• **TASK DESCRIPTION**:
Starting at the line that contains "Give me the" and stopping at the line that contains "0.664, 0.647, 0.62];", copy every line exactly, both ends included, without the pictures.

• **GIVEN RECORDS**:
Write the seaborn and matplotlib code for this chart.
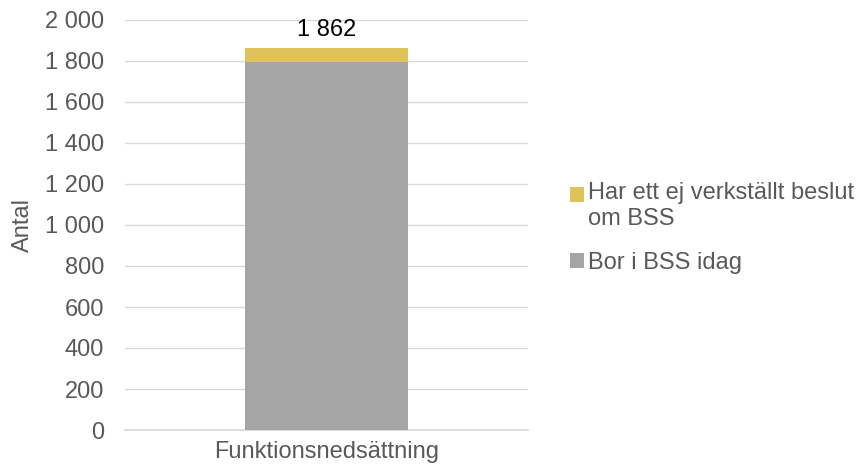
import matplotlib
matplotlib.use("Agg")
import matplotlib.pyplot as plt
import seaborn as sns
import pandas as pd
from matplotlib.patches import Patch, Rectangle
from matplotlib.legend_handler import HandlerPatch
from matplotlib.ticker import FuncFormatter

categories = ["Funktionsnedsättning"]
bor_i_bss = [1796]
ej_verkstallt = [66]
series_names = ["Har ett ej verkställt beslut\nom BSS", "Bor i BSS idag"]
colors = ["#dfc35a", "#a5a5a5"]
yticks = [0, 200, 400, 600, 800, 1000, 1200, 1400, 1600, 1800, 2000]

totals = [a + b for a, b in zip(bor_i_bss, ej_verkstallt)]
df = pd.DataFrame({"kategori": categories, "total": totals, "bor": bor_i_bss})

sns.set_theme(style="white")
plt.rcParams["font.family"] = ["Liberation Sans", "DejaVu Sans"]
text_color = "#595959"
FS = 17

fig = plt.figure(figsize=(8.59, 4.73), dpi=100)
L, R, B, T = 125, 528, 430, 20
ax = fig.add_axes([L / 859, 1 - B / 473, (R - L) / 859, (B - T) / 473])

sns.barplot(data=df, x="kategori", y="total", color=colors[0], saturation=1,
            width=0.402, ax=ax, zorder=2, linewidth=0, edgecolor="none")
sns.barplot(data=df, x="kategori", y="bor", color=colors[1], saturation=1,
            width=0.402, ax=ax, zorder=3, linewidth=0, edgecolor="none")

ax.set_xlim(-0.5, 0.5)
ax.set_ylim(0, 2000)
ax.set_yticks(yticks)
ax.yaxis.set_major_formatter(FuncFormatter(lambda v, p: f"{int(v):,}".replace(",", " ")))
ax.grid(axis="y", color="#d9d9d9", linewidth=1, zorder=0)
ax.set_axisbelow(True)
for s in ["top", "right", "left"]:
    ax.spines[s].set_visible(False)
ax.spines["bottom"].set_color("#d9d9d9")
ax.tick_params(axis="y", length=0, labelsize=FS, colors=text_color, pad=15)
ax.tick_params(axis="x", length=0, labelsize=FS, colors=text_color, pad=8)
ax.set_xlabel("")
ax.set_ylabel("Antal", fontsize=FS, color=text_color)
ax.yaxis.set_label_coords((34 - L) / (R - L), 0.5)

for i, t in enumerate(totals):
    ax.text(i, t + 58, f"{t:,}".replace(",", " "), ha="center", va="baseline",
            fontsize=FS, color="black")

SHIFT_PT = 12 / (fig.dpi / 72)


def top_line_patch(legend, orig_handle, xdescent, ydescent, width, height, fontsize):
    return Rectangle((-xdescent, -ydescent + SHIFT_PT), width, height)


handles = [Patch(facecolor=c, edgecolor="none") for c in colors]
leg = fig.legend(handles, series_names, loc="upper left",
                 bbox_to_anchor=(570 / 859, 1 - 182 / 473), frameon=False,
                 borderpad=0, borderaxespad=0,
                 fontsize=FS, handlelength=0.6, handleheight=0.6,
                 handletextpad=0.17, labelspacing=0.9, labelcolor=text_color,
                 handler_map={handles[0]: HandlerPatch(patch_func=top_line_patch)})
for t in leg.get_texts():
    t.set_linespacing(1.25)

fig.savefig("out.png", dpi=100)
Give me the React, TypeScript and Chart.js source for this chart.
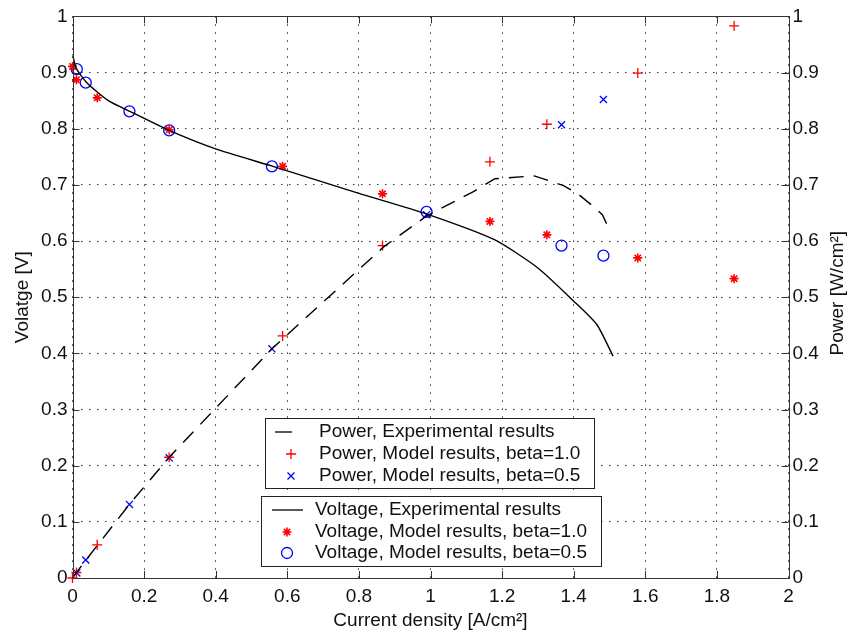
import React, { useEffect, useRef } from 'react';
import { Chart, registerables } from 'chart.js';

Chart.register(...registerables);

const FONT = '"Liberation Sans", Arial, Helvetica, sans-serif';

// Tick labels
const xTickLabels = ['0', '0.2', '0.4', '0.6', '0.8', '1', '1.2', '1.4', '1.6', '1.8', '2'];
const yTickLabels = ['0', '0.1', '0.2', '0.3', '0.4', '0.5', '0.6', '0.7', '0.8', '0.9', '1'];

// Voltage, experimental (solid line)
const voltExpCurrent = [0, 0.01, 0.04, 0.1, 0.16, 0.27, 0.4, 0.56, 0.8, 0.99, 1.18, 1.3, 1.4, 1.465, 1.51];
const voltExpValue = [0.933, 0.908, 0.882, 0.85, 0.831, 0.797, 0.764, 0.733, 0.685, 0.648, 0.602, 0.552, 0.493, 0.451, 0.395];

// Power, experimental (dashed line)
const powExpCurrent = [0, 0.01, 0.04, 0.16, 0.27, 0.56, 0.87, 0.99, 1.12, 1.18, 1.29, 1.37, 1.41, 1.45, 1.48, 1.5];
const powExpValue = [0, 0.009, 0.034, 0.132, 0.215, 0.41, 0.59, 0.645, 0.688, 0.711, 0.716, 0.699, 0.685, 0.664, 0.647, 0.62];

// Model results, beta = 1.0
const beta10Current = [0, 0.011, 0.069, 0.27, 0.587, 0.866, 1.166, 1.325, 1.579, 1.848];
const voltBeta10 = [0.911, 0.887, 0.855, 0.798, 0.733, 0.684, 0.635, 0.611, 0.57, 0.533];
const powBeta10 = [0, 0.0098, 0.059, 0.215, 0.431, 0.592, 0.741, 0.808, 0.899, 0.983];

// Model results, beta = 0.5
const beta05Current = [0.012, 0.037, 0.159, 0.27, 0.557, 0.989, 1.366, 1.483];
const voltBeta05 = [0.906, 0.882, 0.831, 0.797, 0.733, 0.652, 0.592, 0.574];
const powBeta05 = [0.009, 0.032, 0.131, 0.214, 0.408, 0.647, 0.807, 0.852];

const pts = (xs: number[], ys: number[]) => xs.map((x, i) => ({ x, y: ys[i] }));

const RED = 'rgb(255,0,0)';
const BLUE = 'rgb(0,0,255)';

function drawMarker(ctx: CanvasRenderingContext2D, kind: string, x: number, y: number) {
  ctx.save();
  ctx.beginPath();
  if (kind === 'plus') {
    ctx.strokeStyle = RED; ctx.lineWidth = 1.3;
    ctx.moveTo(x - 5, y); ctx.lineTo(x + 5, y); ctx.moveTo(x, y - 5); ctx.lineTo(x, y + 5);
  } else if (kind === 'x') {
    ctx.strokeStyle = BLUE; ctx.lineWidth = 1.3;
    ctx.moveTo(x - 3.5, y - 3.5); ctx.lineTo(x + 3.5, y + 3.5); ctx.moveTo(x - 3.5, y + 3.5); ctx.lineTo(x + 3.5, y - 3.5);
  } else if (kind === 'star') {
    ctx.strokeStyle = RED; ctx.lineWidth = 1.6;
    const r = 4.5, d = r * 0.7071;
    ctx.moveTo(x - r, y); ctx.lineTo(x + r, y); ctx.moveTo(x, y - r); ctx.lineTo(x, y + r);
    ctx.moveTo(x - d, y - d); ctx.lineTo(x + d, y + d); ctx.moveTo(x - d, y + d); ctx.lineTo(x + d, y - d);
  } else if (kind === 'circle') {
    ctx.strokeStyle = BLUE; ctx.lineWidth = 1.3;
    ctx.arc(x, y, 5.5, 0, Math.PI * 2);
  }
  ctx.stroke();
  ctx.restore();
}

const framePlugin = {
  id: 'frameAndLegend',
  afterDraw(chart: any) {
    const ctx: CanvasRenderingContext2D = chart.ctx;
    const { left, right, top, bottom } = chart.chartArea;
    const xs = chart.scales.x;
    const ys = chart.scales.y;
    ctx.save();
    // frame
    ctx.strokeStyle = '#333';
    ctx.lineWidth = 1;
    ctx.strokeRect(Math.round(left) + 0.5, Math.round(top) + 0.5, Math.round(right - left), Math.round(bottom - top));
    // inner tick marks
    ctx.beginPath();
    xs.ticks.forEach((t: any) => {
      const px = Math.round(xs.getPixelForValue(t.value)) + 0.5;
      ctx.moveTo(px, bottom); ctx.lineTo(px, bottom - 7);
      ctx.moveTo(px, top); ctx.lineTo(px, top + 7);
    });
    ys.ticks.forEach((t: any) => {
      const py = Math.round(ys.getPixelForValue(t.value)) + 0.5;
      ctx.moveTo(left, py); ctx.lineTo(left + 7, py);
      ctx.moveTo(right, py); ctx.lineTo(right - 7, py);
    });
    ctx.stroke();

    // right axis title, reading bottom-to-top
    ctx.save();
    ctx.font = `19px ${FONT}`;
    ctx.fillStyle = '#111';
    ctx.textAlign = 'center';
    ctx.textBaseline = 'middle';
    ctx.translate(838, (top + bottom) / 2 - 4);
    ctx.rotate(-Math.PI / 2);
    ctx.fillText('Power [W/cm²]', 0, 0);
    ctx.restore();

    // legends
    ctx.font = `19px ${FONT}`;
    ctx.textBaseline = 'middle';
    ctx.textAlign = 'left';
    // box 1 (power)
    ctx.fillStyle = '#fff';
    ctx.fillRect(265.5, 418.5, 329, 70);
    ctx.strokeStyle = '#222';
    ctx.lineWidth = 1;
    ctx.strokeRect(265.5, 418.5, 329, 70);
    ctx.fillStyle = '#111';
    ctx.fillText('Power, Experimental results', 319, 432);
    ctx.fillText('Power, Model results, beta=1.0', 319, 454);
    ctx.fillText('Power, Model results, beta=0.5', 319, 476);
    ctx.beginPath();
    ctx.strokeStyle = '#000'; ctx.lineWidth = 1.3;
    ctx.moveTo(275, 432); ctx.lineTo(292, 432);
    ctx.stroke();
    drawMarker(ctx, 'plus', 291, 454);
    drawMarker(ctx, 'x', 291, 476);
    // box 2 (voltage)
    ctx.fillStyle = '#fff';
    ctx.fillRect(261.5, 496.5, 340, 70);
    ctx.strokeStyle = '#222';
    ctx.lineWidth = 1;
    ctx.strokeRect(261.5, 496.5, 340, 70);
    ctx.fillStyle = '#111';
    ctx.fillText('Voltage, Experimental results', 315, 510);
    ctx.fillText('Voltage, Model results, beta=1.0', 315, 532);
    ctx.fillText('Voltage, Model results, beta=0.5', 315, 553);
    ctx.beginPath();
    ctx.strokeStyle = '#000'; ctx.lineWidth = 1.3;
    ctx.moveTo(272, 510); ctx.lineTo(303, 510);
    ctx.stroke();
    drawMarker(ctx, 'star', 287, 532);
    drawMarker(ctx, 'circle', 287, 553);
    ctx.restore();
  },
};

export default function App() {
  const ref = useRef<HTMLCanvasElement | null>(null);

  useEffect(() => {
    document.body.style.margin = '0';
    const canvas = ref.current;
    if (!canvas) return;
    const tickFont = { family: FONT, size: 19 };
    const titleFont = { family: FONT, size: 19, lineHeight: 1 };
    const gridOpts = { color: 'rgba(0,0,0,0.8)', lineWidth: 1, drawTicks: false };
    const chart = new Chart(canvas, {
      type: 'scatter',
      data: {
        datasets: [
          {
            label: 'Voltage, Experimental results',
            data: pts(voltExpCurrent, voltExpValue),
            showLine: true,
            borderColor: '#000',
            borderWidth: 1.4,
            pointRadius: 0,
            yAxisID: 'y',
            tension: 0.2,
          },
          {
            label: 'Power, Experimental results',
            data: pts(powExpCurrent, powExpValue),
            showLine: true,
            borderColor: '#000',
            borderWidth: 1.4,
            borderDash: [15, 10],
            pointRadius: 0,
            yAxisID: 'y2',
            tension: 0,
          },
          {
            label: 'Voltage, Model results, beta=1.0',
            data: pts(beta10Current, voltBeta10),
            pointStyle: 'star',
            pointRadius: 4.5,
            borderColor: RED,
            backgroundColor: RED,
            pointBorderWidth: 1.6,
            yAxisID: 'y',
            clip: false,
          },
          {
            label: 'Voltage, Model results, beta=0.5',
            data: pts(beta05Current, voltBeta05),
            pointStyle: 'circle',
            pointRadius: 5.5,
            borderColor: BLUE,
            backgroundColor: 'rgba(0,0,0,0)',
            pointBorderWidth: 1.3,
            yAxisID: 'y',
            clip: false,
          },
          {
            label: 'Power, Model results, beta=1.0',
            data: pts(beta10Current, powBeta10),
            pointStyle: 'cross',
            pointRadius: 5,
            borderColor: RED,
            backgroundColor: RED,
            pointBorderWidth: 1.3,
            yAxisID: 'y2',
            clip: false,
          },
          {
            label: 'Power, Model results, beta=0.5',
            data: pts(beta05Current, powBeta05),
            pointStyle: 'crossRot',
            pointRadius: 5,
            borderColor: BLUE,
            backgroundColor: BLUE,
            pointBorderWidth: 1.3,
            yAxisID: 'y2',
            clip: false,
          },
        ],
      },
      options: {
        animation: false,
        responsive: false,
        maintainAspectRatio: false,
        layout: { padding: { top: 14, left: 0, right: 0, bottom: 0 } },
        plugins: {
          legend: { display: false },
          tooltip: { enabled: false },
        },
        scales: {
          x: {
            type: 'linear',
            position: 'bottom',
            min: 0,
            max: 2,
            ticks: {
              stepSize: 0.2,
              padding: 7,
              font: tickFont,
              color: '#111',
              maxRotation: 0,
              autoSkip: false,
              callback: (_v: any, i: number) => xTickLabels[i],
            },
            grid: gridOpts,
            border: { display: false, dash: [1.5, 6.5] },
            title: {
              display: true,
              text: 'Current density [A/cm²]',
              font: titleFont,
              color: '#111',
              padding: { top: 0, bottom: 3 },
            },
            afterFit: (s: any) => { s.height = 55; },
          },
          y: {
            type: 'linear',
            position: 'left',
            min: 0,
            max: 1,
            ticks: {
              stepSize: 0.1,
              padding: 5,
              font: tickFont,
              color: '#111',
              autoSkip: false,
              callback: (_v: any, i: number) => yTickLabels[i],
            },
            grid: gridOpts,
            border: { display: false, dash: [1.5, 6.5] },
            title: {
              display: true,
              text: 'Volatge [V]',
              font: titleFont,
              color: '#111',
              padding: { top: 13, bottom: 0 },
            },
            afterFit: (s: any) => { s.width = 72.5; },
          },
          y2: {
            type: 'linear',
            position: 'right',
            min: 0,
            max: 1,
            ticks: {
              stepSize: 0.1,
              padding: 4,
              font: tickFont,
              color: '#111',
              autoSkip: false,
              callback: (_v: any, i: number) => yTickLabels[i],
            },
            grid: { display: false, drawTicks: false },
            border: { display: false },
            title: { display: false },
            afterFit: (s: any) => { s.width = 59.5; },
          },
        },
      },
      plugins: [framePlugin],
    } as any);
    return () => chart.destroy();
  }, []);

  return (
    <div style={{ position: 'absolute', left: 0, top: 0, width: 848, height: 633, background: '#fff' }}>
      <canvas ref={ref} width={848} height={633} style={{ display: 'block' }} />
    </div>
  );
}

• **WRITTEN RESPONSE**:
Give me the React, TypeScript and Chart.js source for this chart.
import React, { useEffect, useRef } from 'react';
import { Chart, registerables } from 'chart.js';

Chart.register(...registerables);

const FONT = '"Liberation Sans", Arial, Helvetica, sans-serif';

// Tick labels
const xTickLabels = ['0', '0.2', '0.4', '0.6', '0.8', '1', '1.2', '1.4', '1.6', '1.8', '2'];
const yTickLabels = ['0', '0.1', '0.2', '0.3', '0.4', '0.5', '0.6', '0.7', '0.8', '0.9', '1'];

// Voltage, experimental (solid line)
const voltExpCurrent = [0, 0.01, 0.04, 0.1, 0.16, 0.27, 0.4, 0.56, 0.8, 0.99, 1.18, 1.3, 1.4, 1.465, 1.51];
const voltExpValue = [0.933, 0.908, 0.882, 0.85, 0.831, 0.797, 0.764, 0.733, 0.685, 0.648, 0.602, 0.552, 0.493, 0.451, 0.395];

// Power, experimental (dashed line)
const powExpCurrent = [0, 0.01, 0.04, 0.16, 0.27, 0.56, 0.87, 0.99, 1.12, 1.18, 1.29, 1.37, 1.41, 1.45, 1.48, 1.5];
const powExpValue = [0, 0.009, 0.034, 0.132, 0.215, 0.41, 0.59, 0.645, 0.688, 0.711, 0.716, 0.699, 0.685, 0.664, 0.647, 0.62];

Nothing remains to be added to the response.